Leave out the pictures and restate the rest of the data exactly.

+++

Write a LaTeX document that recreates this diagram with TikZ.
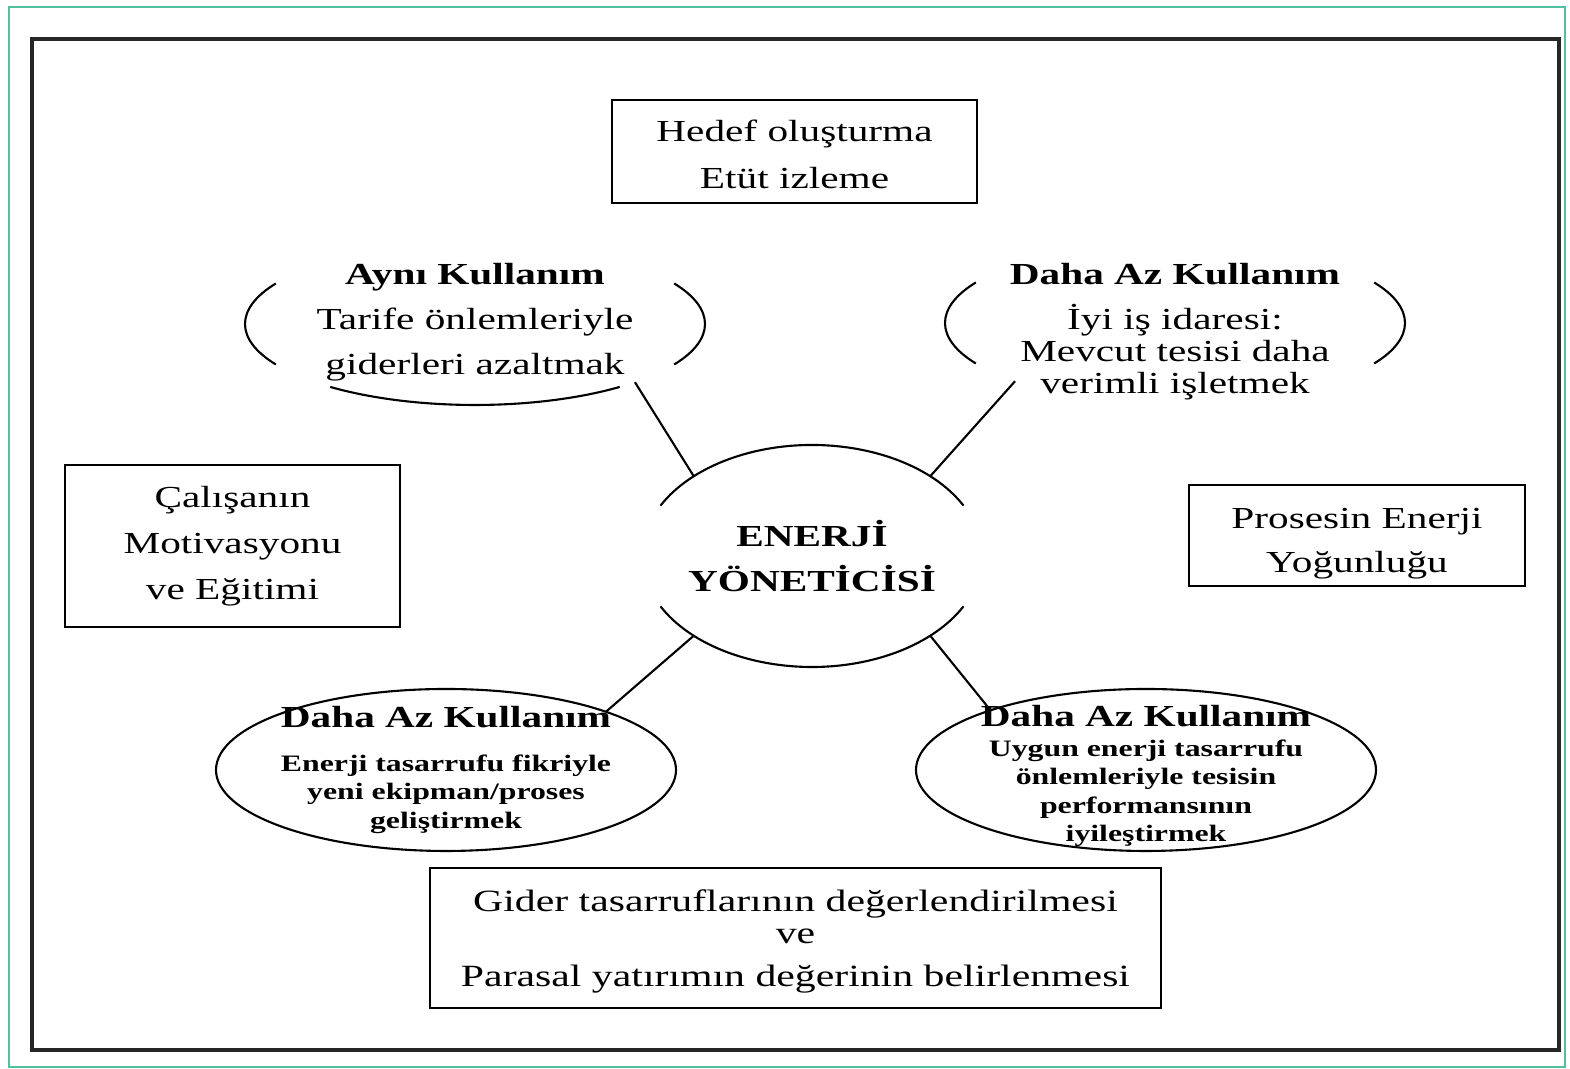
\documentclass[tikz,border=0pt]{standalone}
\usepackage{fontspec}
\setmainfont{Liberation Serif}[FakeStretch=1.35]
\usepackage{tikz}
\usetikzlibrary{shapes.geometric}
\definecolor{frameteal}{HTML}{52C0A0}

\begin{document}
\begin{tikzpicture}[x=1cm,y=1cm,
    box/.style={draw,line width=0.7pt,inner sep=0pt,align=center},
    oval/.style={ellipse,inner sep=0pt,outer sep=0pt,minimum width=4.6cm,minimum height=1.62cm},
    txt/.style={align=center,inner sep=0pt},
    link/.style={line width=0.6pt}]
  \useasboundingbox (0,0) rectangle (15.70,10.69);
  \draw[frameteal,line width=0.8pt] (0.09,0.02) rectangle (15.65,10.62);
  \draw[black!85,line width=0.9pt] (0.32,0.19) rectangle (15.59,10.30);
  \node[box,minimum width=3.65cm,minimum height=1.03cm,font=\fontsize{8.7}{13.4}\selectfont] (goal) at (7.945,9.175) {\rule{0pt}{8pt}Hedef oluşturma\\Etüt izleme};
  \node[box,minimum width=3.35cm,minimum height=1.62cm,font=\fontsize{8.7}{13.1}\selectfont] (staff) at (2.325,5.23) {Çalışanın\\Motivasyonu\\ve Eğitimi};
  \node[box,minimum width=3.36cm,minimum height=1.01cm,font=\fontsize{8.7}{12.5}\selectfont] (proc) at (13.57,5.335) {\rule{0pt}{10.6pt}Prosesin Enerji\\Yoğunluğu};
  \node[box,minimum width=7.31cm,minimum height=1.40cm,font=\fontsize{8.8}{12.2}\selectfont] (cost) at (7.955,1.31) {\rule{0pt}{8pt}Gider tasarruflarının değerlendirilmesi\\[-3.1pt]ve\\Parasal yatırımın değerinin belirlenmesi};
  \node[ellipse,inner sep=0pt,outer sep=0pt,minimum width=3.4cm,minimum height=2.22cm] (mgr) at (8.12,5.13) {};
  \node[txt,font=\fontsize{8.7}{12.8}\selectfont\bfseries] (mgrtext) at (mgr) {ENERJİ\\YÖNETİCİSİ};
  \draw[link] ([shift={(27:1.7 and 1.11)}]mgr.center) arc[start angle=27,end angle=153,x radius=1.7,y radius=1.11];
  \draw[link] ([shift={(207:1.7 and 1.11)}]mgr.center) arc[start angle=207,end angle=333,x radius=1.7,y radius=1.11];
  \node[oval] (same) at (4.75,7.45) {};
  \node[txt,font=\fontsize{8.7}{12.8}\selectfont] (sametext) at (4.75,7.47) {\textbf{Aynı Kullanım}\\Tarife önlemleriyle\\giderleri azaltmak};
  \draw[link] ([shift={(150:2.3 and 0.81)}]same.center) arc[start angle=150,end angle=210,x radius=2.3,y radius=0.81];
  \draw[link] ([shift={(-30:2.3 and 0.81)}]same.center) arc[start angle=-30,end angle=30,x radius=2.3,y radius=0.81];
  \draw[link] ([shift={(231:2.3 and 0.81)}]same.center) arc[start angle=231,end angle=309,x radius=2.3,y radius=0.81];
  \node[oval] (good) at (11.75,7.46) {};
  \node[txt,font=\fontsize{8.7}{9.1}\selectfont] (goodtext) at (11.75,7.37) {\textbf{Daha Az Kullanım}\\[3.7pt]İyi iş idaresi:\\Mevcut tesisi daha\\verimli işletmek};
  \draw[link] ([shift={(150:2.3 and 0.81)}]good.center) arc[start angle=150,end angle=210,x radius=2.3,y radius=0.81];
  \draw[link] ([shift={(-30:2.3 and 0.81)}]good.center) arc[start angle=-30,end angle=30,x radius=2.3,y radius=0.81];
  \node[oval,draw,link] (newq) at (4.46,2.99) {};
  \node[txt,font=\fontsize{6.7}{8.1}\selectfont\bfseries] (newqtext) at (4.46,2.99) {{\fontsize{8.7}{8.1}\selectfont Daha Az Kullanım}\\[4.4pt]Enerji tasarrufu fikriyle\\yeni ekipman/proses\\geliştirmek};
  \node[oval,draw,link] (tune) at (11.46,2.99) {};
  \node[txt,font=\fontsize{6.7}{8.1}\selectfont\bfseries] (tunetext) at (11.46,2.93) {{\fontsize{8.7}{8.1}\selectfont Daha Az Kullanım}\\[0.4pt]Uygun enerji tasarrufu\\önlemleriyle tesisin\\performansının\\iyileştirmek};
  \draw[link] (mgr.146) -- (same.-20);
  \draw[link] (mgr.34) -- (good.200);
  \draw[link] (mgr.214) -- (newq.20);
  \draw[link] (mgr.-34) -- (tune.159);
\end{tikzpicture}
\end{document}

+++

Worked answer >>
Write a LaTeX document that recreates this diagram with TikZ.
\documentclass[tikz,border=0pt]{standalone}
\usepackage{fontspec}
\setmainfont{Liberation Serif}[FakeStretch=1.35]
\usepackage{tikz}
\usetikzlibrary{shapes.geometric}
\definecolor{frameteal}{HTML}{52C0A0}

\begin{document}
\begin{tikzpicture}[x=1cm,y=1cm,
    box/.style={draw,line width=0.7pt,inner sep=0pt,align=center},
    oval/.style={ellipse,inner sep=0pt,outer sep=0pt,minimum width=4.6cm,minimum height=1.62cm},
    txt/.style={align=center,inner sep=0pt},
    link/.style={line width=0.6pt}]
  \useasboundingbox (0,0) rectangle (15.70,10.69);
  \draw[frameteal,line width=0.8pt] (0.09,0.02) rectangle (15.65,10.62);
  \draw[black!85,line width=0.9pt] (0.32,0.19) rectangle (15.59,10.30);
  \node[box,minimum width=3.65cm,minimum height=1.03cm,font=\fontsize{8.7}{13.4}\selectfont] (goal) at (7.945,9.175) {\rule{0pt}{8pt}Hedef oluşturma\\Etüt izleme};
  \node[box,minimum width=3.35cm,minimum height=1.62cm,font=\fontsize{8.7}{13.1}\selectfont] (staff) at (2.325,5.23) {Çalışanın\\Motivasyonu\\ve Eğitimi};
  \node[box,minimum width=3.36cm,minimum height=1.01cm,font=\fontsize{8.7}{12.5}\selectfont] (proc) at (13.57,5.335) {\rule{0pt}{10.6pt}Prosesin Enerji\\Yoğunluğu};
  \node[box,minimum width=7.31cm,minimum height=1.40cm,font=\fontsize{8.8}{12.2}\selectfont] (cost) at (7.955,1.31) {\rule{0pt}{8pt}Gider tasarruflarının değerlendirilmesi\\[-3.1pt]ve\\Parasal yatırımın değerinin belirlenmesi};
  \node[ellipse,inner sep=0pt,outer sep=0pt,minimum width=3.4cm,minimum height=2.22cm] (mgr) at (8.12,5.13) {};
  \node[txt,font=\fontsize{8.7}{12.8}\selectfont\bfseries] (mgrtext) at (mgr) {ENERJİ\\YÖNETİCİSİ};
  \draw[link] ([shift={(27:1.7 and 1.11)}]mgr.center) arc[start angle=27,end angle=153,x radius=1.7,y radius=1.11];
  \draw[link] ([shift={(207:1.7 and 1.11)}]mgr.center) arc[start angle=207,end angle=333,x radius=1.7,y radius=1.11];
  \node[oval] (same) at (4.75,7.45) {};
  \node[txt,font=\fontsize{8.7}{12.8}\selectfont] (sametext) at (4.75,7.47) {\textbf{Aynı Kullanım}\\Tarife önlemleriyle\\giderleri azaltmak};
  \draw[link] ([shift={(150:2.3 and 0.81)}]same.center) arc[start angle=150,end angle=210,x radius=2.3,y radius=0.81];
  \draw[link] ([shift={(-30:2.3 and 0.81)}]same.center) arc[start angle=-30,end angle=30,x radius=2.3,y radius=0.81];
  \draw[link] ([shift={(231:2.3 and 0.81)}]same.center) arc[start angle=231,end angle=309,x radius=2.3,y radius=0.81];
  \node[oval] (good) at (11.75,7.46) {};
  \node[txt,font=\fontsize{8.7}{9.1}\selectfont] (goodtext) at (11.75,7.37) {\textbf{Daha Az Kullanım}\\[3.7pt]İyi iş idaresi:\\Mevcut tesisi daha\\verimli işletmek};
  \draw[link] ([shift={(150:2.3 and 0.81)}]good.center) arc[start angle=150,end angle=210,x radius=2.3,y radius=0.81];
  \draw[link] ([shift={(-30:2.3 and 0.81)}]good.center) arc[start angle=-30,end angle=30,x radius=2.3,y radius=0.81];
  \node[oval,draw,link] (newq) at (4.46,2.99) {};
  \node[txt,font=\fontsize{6.7}{8.1}\selectfont\bfseries] (newqtext) at (4.46,2.99) {{\fontsize{8.7}{8.1}\selectfont Daha Az Kullanım}\\[4.4pt]Enerji tasarrufu fikriyle\\yeni ekipman/proses\\geliştirmek};
  \node[oval,draw,link] (tune) at (11.46,2.99) {};
  \node[txt,font=\fontsize{6.7}{8.1}\selectfont\bfseries] (tunetext) at (11.46,2.93) {{\fontsize{8.7}{8.1}\selectfont Daha Az Kullanım}\\[0.4pt]Uygun enerji tasarrufu\\önlemleriyle tesisin\\performansının\\iyileştirmek};
  \draw[link] (mgr.146) -- (same.-20);
  \draw[link] (mgr.34) -- (good.200);
  \draw[link] (mgr.214) -- (newq.20);
  \draw[link] (mgr.-34) -- (tune.159);
\end{tikzpicture}
\end{document}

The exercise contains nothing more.